- Task directions -
Leave out the pictures and copy every record exactly.
[Material supplied start]
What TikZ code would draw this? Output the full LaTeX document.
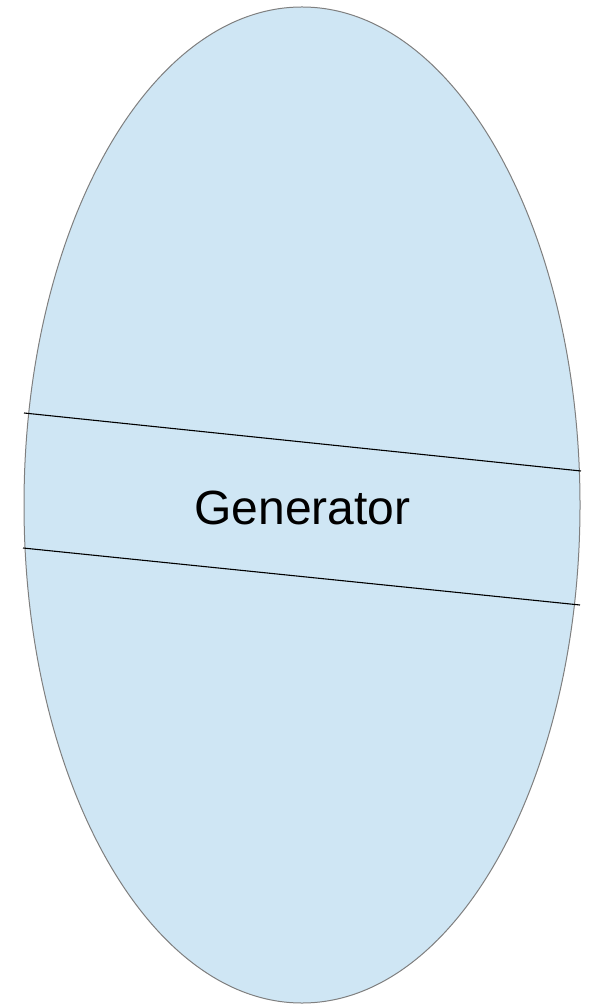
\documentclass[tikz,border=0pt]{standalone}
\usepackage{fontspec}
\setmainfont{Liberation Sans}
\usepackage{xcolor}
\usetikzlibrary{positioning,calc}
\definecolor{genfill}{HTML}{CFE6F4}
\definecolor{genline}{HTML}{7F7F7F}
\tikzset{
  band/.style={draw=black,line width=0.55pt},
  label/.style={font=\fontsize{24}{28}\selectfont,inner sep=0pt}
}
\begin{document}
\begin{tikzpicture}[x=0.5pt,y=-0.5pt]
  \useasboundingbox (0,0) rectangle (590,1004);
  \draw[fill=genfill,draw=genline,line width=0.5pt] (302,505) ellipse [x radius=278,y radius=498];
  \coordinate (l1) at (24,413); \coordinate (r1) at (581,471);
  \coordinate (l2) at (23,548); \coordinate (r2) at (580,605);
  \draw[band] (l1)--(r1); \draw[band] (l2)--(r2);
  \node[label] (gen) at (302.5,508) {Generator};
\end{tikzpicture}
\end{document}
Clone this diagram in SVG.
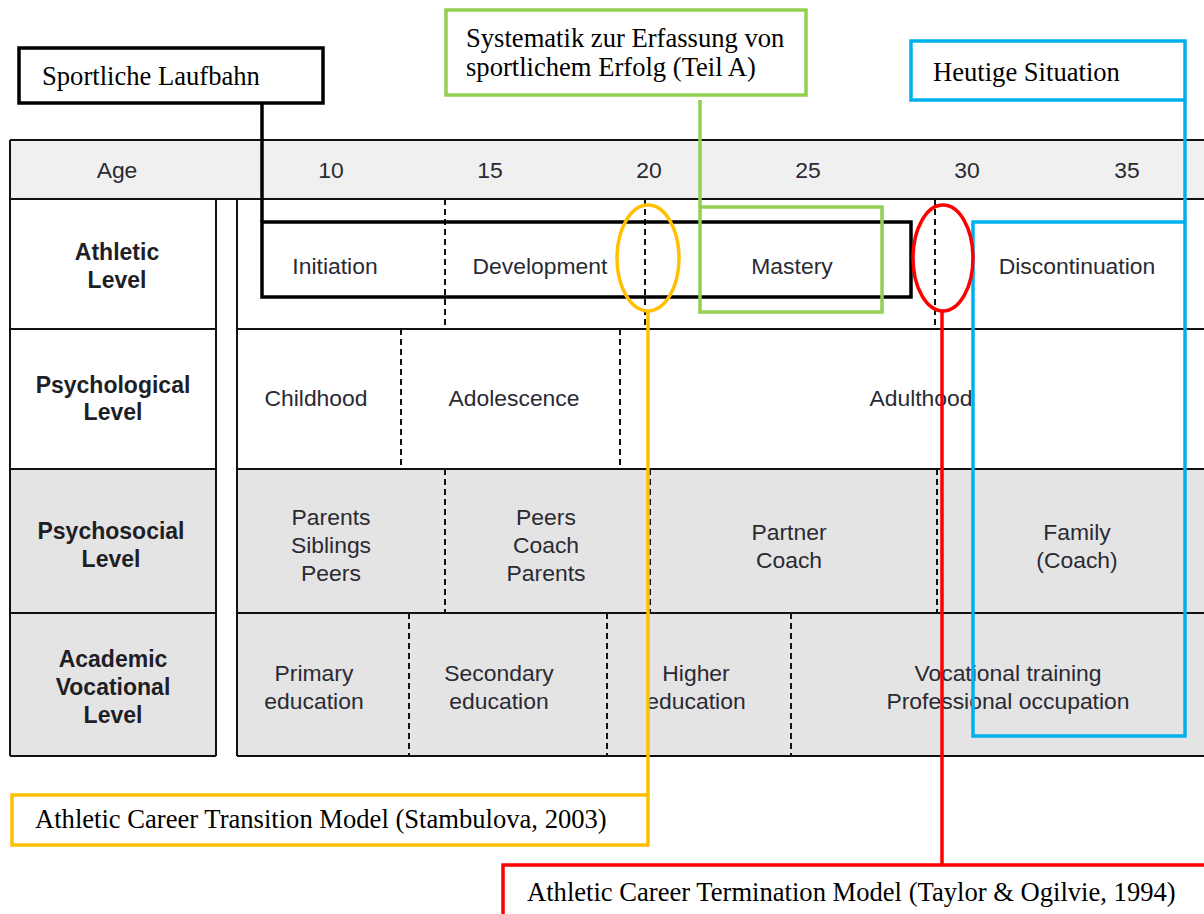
[Material supplied end]
- Solution to the exercise -
What TikZ code would draw this? Output the full LaTeX document.
\documentclass[tikz,border=0pt]{standalone}
\usepackage{fontspec}
\setmainfont{Liberation Sans}
\usepackage{xcolor}
\usetikzlibrary{positioning,calc}
\definecolor{genfill}{HTML}{CFE6F4}
\definecolor{genline}{HTML}{7F7F7F}
\tikzset{
  band/.style={draw=black,line width=0.55pt},
  label/.style={font=\fontsize{24}{28}\selectfont,inner sep=0pt}
}
\begin{document}
\begin{tikzpicture}[x=0.5pt,y=-0.5pt]
  \useasboundingbox (0,0) rectangle (590,1004);
  \draw[fill=genfill,draw=genline,line width=0.5pt] (302,505) ellipse [x radius=278,y radius=498];
  \coordinate (l1) at (24,413); \coordinate (r1) at (581,471);
  \coordinate (l2) at (23,548); \coordinate (r2) at (580,605);
  \draw[band] (l1)--(r1); \draw[band] (l2)--(r2);
  \node[label] (gen) at (302.5,508) {Generator};
\end{tikzpicture}
\end{document}
Clone this diagram in SVG.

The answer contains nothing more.